→ PROBLEM TO SOLVE
Repeat verbatim the lines from the one containing "Write a Python" to the one containing "pcmao_2t = [7.157, 6.685, 6.931, 7.277, 7.418]", ends included, minus any pictures.

___ DATA SHOWN ___

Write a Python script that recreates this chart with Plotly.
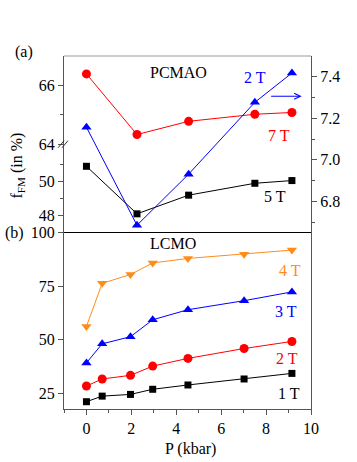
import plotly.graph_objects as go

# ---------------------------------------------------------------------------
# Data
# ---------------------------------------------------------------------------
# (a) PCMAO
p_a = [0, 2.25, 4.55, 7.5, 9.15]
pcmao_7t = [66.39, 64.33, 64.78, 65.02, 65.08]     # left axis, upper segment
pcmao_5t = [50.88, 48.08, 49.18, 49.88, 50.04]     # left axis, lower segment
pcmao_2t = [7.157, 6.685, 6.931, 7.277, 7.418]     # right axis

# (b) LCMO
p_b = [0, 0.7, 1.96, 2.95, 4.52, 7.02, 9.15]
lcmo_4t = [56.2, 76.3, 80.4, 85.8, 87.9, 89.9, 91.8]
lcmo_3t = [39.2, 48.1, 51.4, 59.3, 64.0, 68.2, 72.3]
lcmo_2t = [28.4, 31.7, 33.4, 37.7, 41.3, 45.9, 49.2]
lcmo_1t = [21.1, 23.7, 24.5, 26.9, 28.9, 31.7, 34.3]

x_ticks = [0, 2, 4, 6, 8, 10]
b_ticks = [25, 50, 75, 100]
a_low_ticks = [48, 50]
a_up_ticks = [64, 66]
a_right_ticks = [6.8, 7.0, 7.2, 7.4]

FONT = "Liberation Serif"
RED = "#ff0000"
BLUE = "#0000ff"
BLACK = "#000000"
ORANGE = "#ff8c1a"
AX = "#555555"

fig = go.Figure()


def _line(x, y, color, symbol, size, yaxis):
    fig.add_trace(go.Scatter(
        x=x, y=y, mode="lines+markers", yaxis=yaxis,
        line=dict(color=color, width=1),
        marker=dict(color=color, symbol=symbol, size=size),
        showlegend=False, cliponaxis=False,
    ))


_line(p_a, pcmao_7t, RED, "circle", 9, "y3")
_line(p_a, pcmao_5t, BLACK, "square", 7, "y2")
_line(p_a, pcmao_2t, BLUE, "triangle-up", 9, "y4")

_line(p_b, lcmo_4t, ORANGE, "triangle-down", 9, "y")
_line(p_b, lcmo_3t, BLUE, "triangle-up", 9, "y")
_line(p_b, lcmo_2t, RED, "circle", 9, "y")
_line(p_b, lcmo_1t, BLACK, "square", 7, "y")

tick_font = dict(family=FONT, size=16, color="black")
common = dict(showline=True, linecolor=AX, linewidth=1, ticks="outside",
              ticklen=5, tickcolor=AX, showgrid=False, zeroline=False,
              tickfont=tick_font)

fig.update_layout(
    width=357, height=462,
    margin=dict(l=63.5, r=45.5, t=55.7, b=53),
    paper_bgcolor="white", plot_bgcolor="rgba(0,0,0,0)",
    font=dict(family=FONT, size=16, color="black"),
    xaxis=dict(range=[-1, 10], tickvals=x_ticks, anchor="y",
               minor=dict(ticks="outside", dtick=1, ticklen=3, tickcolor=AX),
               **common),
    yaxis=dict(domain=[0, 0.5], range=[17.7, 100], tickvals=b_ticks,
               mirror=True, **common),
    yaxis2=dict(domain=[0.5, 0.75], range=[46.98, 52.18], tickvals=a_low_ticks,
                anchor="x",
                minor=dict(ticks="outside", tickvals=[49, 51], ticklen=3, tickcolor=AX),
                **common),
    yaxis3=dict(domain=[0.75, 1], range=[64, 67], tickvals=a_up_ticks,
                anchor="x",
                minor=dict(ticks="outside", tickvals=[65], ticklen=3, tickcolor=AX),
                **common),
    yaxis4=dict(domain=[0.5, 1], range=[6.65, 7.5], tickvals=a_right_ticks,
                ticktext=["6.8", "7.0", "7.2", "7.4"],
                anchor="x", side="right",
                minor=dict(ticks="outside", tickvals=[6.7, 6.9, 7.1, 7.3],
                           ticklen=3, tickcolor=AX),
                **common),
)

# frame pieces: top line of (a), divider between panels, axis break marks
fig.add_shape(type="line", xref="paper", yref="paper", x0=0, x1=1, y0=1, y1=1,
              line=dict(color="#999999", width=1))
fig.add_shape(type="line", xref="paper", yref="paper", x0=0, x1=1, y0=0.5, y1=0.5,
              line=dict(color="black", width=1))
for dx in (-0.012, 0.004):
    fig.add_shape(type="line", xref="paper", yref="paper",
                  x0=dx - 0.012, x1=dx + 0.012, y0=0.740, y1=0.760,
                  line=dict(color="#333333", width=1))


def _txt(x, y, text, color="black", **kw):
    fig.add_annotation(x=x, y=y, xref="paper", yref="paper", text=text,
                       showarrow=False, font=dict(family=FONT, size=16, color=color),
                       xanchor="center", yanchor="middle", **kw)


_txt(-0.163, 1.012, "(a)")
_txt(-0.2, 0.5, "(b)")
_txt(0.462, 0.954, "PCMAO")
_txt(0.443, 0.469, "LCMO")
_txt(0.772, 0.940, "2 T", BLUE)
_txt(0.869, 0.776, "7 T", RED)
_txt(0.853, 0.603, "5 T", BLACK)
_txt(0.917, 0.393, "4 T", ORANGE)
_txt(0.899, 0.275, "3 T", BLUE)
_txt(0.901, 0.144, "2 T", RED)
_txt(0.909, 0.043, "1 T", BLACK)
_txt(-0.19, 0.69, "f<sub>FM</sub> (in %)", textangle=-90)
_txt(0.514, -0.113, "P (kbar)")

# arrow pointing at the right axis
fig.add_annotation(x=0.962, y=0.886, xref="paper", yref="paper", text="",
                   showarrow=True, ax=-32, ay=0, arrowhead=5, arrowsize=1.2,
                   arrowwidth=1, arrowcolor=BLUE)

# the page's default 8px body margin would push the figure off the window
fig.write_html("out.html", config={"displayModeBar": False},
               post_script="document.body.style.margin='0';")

___
___ DATA SHOWN ___

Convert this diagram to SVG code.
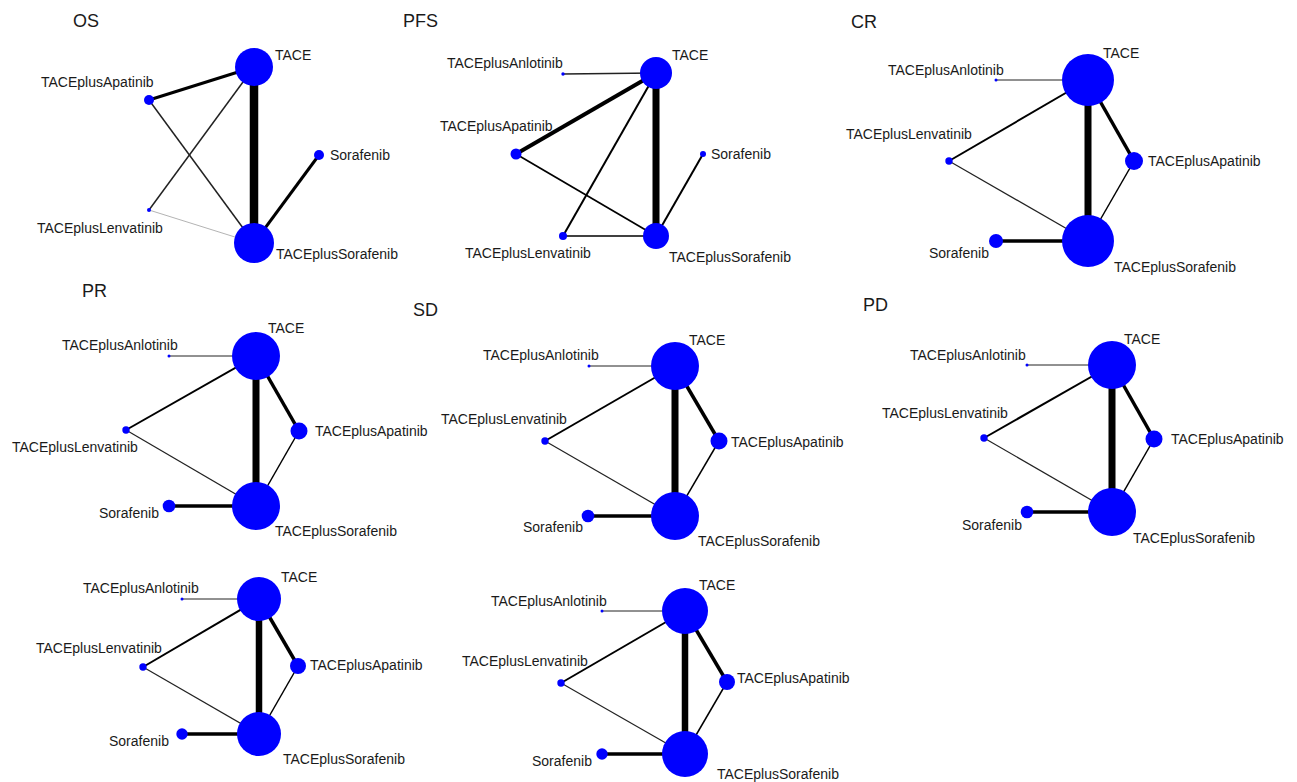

___
___ DATA SHOWN ___

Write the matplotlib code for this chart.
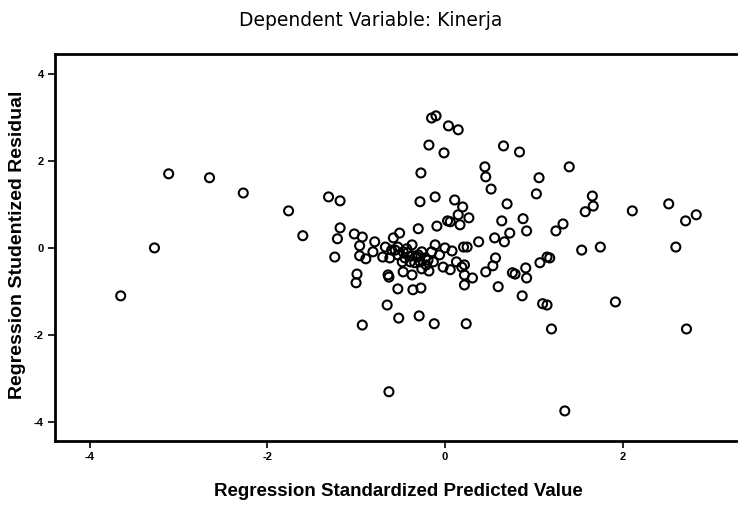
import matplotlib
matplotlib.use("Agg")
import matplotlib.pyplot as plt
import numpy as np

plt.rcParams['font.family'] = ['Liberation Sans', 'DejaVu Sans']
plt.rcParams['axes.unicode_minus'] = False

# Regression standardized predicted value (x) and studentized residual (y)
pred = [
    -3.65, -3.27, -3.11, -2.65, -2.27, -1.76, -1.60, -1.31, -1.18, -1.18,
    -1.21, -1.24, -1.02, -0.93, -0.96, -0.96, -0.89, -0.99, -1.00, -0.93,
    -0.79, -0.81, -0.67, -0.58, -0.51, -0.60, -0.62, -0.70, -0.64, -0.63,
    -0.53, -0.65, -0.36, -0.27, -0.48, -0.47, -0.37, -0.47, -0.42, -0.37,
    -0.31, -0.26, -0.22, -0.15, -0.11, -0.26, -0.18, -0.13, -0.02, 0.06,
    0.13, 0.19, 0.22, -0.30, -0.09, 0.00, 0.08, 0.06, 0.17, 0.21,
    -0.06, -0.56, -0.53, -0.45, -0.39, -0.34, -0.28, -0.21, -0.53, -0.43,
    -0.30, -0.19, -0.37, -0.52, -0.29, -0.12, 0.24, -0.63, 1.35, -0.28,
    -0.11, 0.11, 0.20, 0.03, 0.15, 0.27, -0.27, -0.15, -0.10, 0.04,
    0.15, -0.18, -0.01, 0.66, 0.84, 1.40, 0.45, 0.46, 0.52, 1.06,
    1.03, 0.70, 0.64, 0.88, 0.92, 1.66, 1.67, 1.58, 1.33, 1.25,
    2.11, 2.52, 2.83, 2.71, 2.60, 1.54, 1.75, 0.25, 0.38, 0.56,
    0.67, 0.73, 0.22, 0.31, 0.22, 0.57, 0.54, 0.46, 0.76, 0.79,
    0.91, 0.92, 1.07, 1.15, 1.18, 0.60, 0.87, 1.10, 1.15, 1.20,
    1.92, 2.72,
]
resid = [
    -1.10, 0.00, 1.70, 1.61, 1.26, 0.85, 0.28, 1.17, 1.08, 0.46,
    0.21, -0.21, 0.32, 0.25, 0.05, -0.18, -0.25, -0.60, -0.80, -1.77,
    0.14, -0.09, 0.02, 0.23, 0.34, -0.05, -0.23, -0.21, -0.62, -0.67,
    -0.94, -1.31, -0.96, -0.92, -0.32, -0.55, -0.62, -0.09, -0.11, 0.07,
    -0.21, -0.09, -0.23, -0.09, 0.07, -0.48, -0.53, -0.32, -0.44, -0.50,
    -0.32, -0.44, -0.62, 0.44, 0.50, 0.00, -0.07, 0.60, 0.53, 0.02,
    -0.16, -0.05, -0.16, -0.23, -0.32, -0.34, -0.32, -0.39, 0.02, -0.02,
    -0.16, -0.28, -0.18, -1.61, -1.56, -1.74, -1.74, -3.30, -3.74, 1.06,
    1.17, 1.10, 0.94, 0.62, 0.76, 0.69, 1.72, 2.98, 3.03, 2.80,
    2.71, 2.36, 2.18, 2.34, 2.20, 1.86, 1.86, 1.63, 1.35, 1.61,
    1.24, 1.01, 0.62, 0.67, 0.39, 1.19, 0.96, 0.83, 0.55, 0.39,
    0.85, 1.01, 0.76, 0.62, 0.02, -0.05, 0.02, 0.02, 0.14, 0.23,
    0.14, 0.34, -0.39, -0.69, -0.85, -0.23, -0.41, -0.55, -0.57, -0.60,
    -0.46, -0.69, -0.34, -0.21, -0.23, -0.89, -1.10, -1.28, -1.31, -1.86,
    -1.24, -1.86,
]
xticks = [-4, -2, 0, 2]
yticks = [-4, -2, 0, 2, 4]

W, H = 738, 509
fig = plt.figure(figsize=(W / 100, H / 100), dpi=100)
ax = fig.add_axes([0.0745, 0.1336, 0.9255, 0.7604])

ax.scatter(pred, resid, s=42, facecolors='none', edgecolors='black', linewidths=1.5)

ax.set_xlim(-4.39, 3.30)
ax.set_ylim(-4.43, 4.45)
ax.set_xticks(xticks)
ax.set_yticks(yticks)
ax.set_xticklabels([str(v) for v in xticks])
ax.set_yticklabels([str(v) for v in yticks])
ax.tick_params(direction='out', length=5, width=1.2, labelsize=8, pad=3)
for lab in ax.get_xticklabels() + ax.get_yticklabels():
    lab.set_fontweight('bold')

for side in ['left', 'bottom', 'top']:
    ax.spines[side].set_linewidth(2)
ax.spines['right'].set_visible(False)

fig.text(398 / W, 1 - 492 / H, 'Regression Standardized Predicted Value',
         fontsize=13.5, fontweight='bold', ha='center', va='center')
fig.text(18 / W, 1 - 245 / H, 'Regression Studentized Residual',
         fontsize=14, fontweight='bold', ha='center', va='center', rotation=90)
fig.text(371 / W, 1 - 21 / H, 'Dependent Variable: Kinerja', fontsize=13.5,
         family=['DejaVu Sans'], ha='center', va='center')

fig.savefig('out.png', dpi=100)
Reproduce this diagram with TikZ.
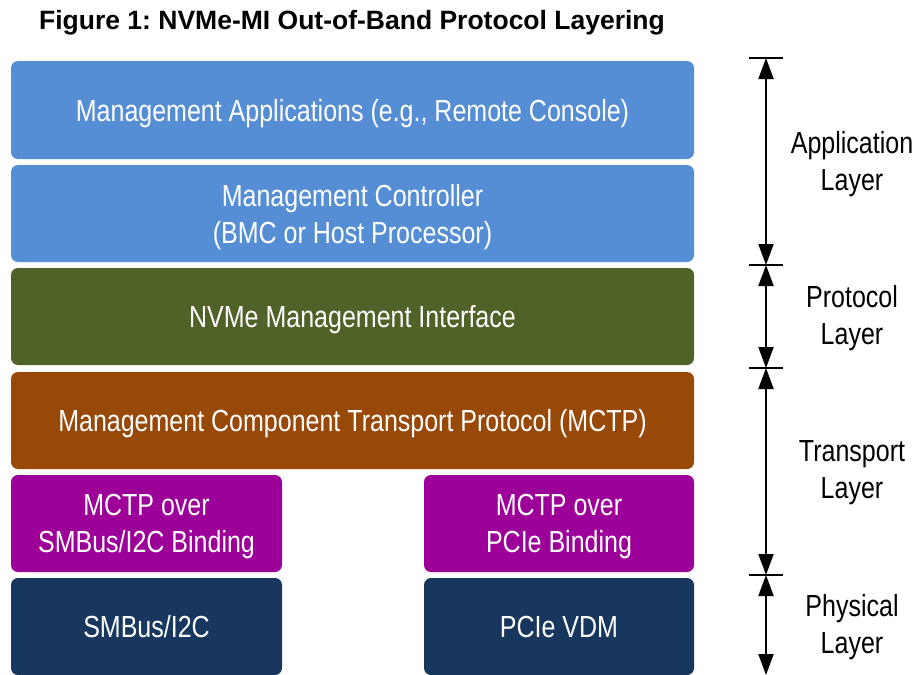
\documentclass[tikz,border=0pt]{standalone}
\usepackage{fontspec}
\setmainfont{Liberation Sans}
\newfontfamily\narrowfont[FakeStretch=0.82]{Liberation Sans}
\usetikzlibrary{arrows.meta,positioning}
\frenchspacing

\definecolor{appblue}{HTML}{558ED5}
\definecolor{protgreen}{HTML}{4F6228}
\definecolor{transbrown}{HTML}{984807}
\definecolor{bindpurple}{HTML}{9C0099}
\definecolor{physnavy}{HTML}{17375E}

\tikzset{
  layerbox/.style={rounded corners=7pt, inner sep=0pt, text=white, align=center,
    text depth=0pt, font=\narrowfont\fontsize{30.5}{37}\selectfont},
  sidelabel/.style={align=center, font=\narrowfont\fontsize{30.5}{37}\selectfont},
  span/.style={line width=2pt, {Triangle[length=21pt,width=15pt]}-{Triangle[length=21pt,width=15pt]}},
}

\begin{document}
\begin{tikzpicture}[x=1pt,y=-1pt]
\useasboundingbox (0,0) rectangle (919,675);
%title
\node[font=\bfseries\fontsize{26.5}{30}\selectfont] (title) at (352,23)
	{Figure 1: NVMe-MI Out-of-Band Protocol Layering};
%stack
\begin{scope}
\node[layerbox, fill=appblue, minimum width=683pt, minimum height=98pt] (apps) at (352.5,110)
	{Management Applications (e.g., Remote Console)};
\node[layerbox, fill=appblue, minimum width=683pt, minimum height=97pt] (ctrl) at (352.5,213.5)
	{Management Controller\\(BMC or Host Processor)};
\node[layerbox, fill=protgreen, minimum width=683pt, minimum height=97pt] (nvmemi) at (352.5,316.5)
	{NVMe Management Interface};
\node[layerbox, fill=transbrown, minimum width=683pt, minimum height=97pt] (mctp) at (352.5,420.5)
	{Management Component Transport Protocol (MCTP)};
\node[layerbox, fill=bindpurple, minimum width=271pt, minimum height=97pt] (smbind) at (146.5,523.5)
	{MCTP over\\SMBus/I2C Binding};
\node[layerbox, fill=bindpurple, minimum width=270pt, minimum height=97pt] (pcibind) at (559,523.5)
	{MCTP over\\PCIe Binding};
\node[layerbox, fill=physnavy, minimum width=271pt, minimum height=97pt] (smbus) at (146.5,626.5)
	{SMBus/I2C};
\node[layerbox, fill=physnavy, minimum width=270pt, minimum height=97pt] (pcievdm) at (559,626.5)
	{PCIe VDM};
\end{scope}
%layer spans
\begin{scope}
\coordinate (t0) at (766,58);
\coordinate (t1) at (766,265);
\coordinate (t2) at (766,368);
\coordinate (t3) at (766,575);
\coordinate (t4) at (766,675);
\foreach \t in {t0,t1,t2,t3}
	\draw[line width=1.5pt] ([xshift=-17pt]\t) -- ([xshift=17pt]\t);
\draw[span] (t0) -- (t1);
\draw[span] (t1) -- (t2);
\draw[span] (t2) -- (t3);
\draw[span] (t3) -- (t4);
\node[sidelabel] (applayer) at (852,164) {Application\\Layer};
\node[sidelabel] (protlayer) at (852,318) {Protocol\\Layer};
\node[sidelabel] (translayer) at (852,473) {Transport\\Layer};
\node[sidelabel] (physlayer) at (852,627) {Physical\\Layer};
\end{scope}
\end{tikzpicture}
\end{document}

___

→ ANSWER TO THIS EXERCISE
Write a Python script that recreates this chart with Plotly.
import plotly.graph_objects as go

# ---------------------------------------------------------------------------
# Data
# ---------------------------------------------------------------------------
# (a) PCMAO
p_a = [0, 2.25, 4.55, 7.5, 9.15]
pcmao_7t = [66.39, 64.33, 64.78, 65.02, 65.08]     # left axis, upper segment
pcmao_5t = [50.88, 48.08, 49.18, 49.88, 50.04]     # left axis, lower segment
pcmao_2t = [7.157, 6.685, 6.931, 7.277, 7.418]     # right axis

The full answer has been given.